Flores v. State, No. 2008 WL 4683960 (Tx. App. October 23, 2008)
Not surprisingly, a Texas appellate court has held that it should not take judicial notice of a Wikipedia article.
Defendant was tried and convicted for cocaine possession. He appealed his sentence, arguing the trial court improperly admitted two oral statements the defendant made while being interrogated. Defendant apparently objected to the method investigators used to interrogate him, because he asked the appellate court to take judicial notice of the Wikipedia entry for the John Reid technique.
Citing to a Wall Street Journal article from earlier this year, the court declined to treat Wikipedia as a “reliable website,” instead invoking the overworn observation that Wikipedia’s greatest strength (its open platform) is also its greatest weakness.

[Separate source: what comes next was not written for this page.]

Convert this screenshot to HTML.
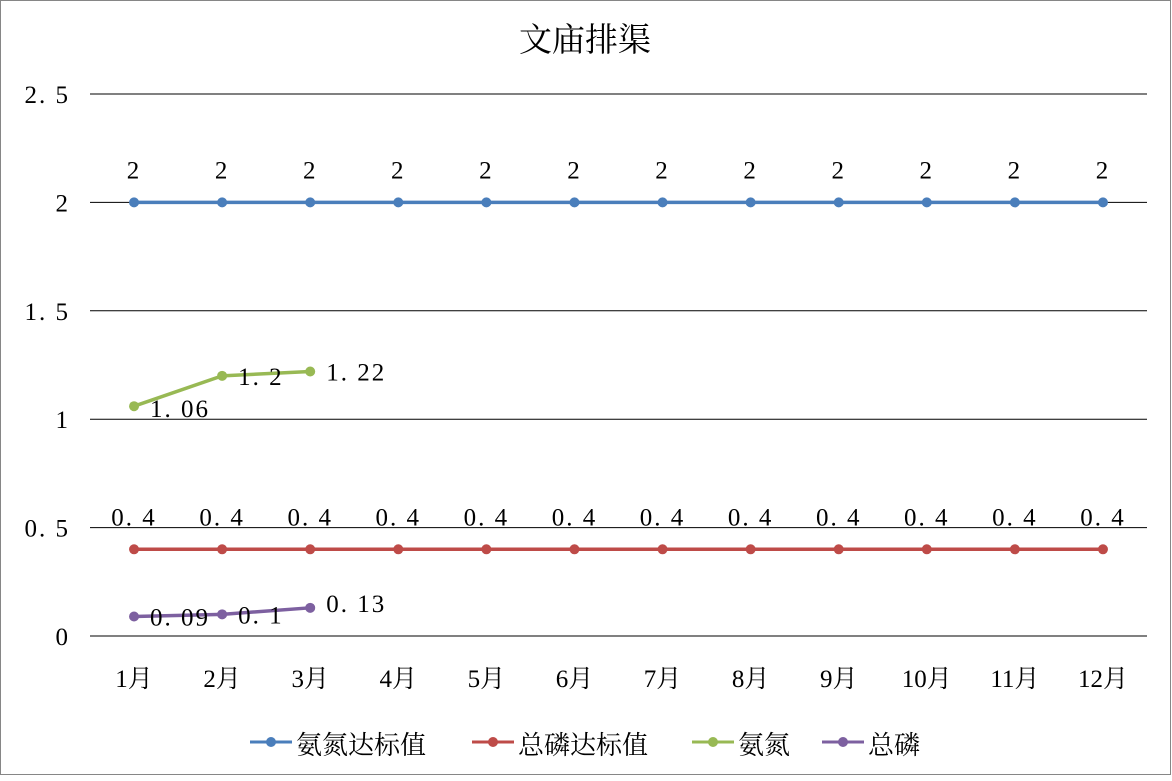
<!DOCTYPE html>
<html><head><meta charset="utf-8"><style>
body{margin:0;background:#fff}
svg text{font-family:"Liberation Serif","Noto Serif CJK SC","Noto Sans CJK SC",serif;fill:#000}
</style></head><body>
<svg id="chart" width="1172" height="776" xmlns="http://www.w3.org/2000/svg">
<rect x="0.5" y="0.5" width="1170" height="774" fill="#fff" stroke="#868686"/>
<text x="585" y="51" font-size="33" text-anchor="middle">文庙排渠</text>
<g id="grid"></g><g id="series"></g>
<g id="legend">
<g><line x1="250" y1="742" x2="292" y2="742" stroke="#4a7ebb" stroke-width="3"/><circle cx="271" cy="742" r="5" fill="#4a7ebb"/><text x="296" y="754" font-size="26">氨氮达标值</text></g>
<g><line x1="472" y1="742" x2="514" y2="742" stroke="#be4b48" stroke-width="3"/><circle cx="493" cy="742" r="5" fill="#be4b48"/><text x="518" y="754" font-size="26">总磷达标值</text></g>
<g><line x1="692" y1="742" x2="734" y2="742" stroke="#98b954" stroke-width="3"/><circle cx="713" cy="742" r="5" fill="#98b954"/><text x="738" y="754" font-size="26">氨氮</text></g>
<g><line x1="822" y1="742" x2="864" y2="742" stroke="#7d60a0" stroke-width="3"/><circle cx="843" cy="742" r="5" fill="#7d60a0"/><text x="868" y="754" font-size="26">总磷</text></g>
</g>
</svg>
<script>
const categories=["1月","2月","3月","4月","5月","6月","7月","8月","9月","10月","11月","12月"];
const yTicks=[0,0.5,1,1.5,2,2.5];
const yTickLabels=["0","0. 5","1","1. 5","2","2. 5"];
const ammoniaStd=[2,2,2,2,2,2,2,2,2,2,2,2];
const phosStd=[0.4,0.4,0.4,0.4,0.4,0.4,0.4,0.4,0.4,0.4,0.4,0.4];
const ammonia=[1.06,1.2,1.22];
const phos=[0.09,0.1,0.13];
const ammoniaLbl=["1. 06","1. 2","1. 22"];
const phosLbl=["0. 09","0. 1","0. 13"];
const NS="http://www.w3.org/2000/svg";
const X0=90,PW=1057,Y0=636,PH=542,YMAX=2.5;
const x=i=>X0+PW/categories.length*(i+0.5);
const y=v=>Y0-v/YMAX*PH;
function mk(tag,attrs,parent,txt){const e=document.createElementNS(NS,tag);for(const k in attrs)e.setAttribute(k,attrs[k]);if(txt!==undefined)e.textContent=txt;parent.appendChild(e);return e;}
const grid=document.getElementById('grid'),ser=document.getElementById('series');
yTicks.forEach((t,i)=>{
 const l=mk('line',{x1:X0,x2:X0+PW,y1:y(t),y2:y(t),stroke:'#000','stroke-width':1},grid);
 
 
 const tx=mk('text',{x:70,y:y(t)+9,'font-size':25,'letter-spacing':2,'text-anchor':'end'},grid,yTickLabels[i]);
 
 
});
categories.forEach((c,i)=>{
 const tx=mk('text',{x:x(i),y:687,'font-size':25,'text-anchor':'middle'},grid,c);
 
 
});
function series(vals,color,name,labels,lblPos){
 const g=mk('g',{},ser);
 
 
 const pl=mk('polyline',{points:vals.map((v,i)=>x(i)+','+y(v)).join(' '),fill:'none',stroke:color,'stroke-width':3.5},g);
 
 
 vals.forEach((v,i)=>{
  const c=mk('circle',{cx:x(i),cy:y(v),r:5,fill:color},g);
  
  
  const p=lblPos(i,v);
  const t=mk('text',{x:p[0],y:p[1],'font-size':25,'letter-spacing':2,'text-anchor':p[2]},g,labels[i]);
  
  
 });
}
series(ammoniaStd,'#4a7ebb','ammonia-standard',ammoniaStd.map(String),(i,v)=>[x(i),y(v)-24,'middle']);
series(phosStd,'#be4b48','phosphorus-standard',phosStd.map(()=>"0. 4"),(i,v)=>[x(i),y(v)-24,'middle']);
series(ammonia,'#98b954','ammonia',ammoniaLbl,(i,v)=>[x(i)+16,y(v)+(i==0?11:9),'start']);
series(phos,'#7d60a0','phosphorus',phosLbl,(i,v)=>[x(i)+16,y(v)+(i==2?4:9),'start']);
</script>
</body></html>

At least one other court has declined giving judicial notice to a Wikipedia entry. This past May, the defendant in the trademark case Cynergy Ergonomics, Inc. v. Ergonomic Partners, Inc., 2008 WL 2064967 (E.D. Mo. May 14, 2008) asked the court to take judicial notice of the Wikipedia article about DaVinci’s Vitruvian Man.
The Cynergy Ergonomics court looked to Fed. R. Evid. 201 which provides that a court may take judicial notice of a fact not in the record where it is “either (1) generally known within the territorial jurisdiction of the trial court or (2) capable of accurate and ready determination by resort to sources whose accuracy cannot reasonably be questioned.” While not expressly criticizing the reliability of Wikipedia, the court found that the entry did not meet the criteria for judicial notice.
Interrogation room photo courtesy Flickr user Vincent Tulio via this Creative Commons license. Vitruvian Man has been in the public domain for quite some time.
Badasa v. Mukasey, — F.3d —, 2008 WL 3981817 (8th Cir. Aug. 29, 2008)
Illegal alien Badasa sought asylum in the United States. To establish her identity, she submitted to the Immigration Judge a “laissez-passer” issued by the Ethiopian government. Opposing the application for asylum, the Department of Homeland Security submitted a number of items, including a Wikipedia article, to show that a laissez-passer is merely a document issued for a one-time purpose based on information provided by the applicant. The Immigration Judge was not convinced that the laissez-passer established Badasa’s identity, and denied the application for asylum.
Badasa appealed to the Board of Immigration Appeals, which agreed that asylum should be denied. It soundly criticized Wikipedia’s reliability to establish the meaning of the document at issue, but found there was enough other evidence to support the Immigration Judge’s conclusion that Badasa had failed to establish her identity. But the Board of Immigration Appeals failed to discuss this other evidence, therefore running afoul of the administrative law textbook case of SEC v. Chenery, 318 U.S. 80 (1943).
So the Eighth Circuit sent the case back to the Board of Immigration Appeals to make additional findings. The court observed that the Board of Immigration Appeals found that “Badasa was not prejudiced by the [Immigration Judge’s] reliance on Wikipedia, but [the Board of Immigration Appeals] made no independent determination that Badasa failed to establish her identity.” In short, the Board of Immigration Appeals had focused only on why the use of Wikipedia made the case less “solid,” and did not address the lack of solidity found in any of the other evidence connected with the laissez-passer used to establish identity.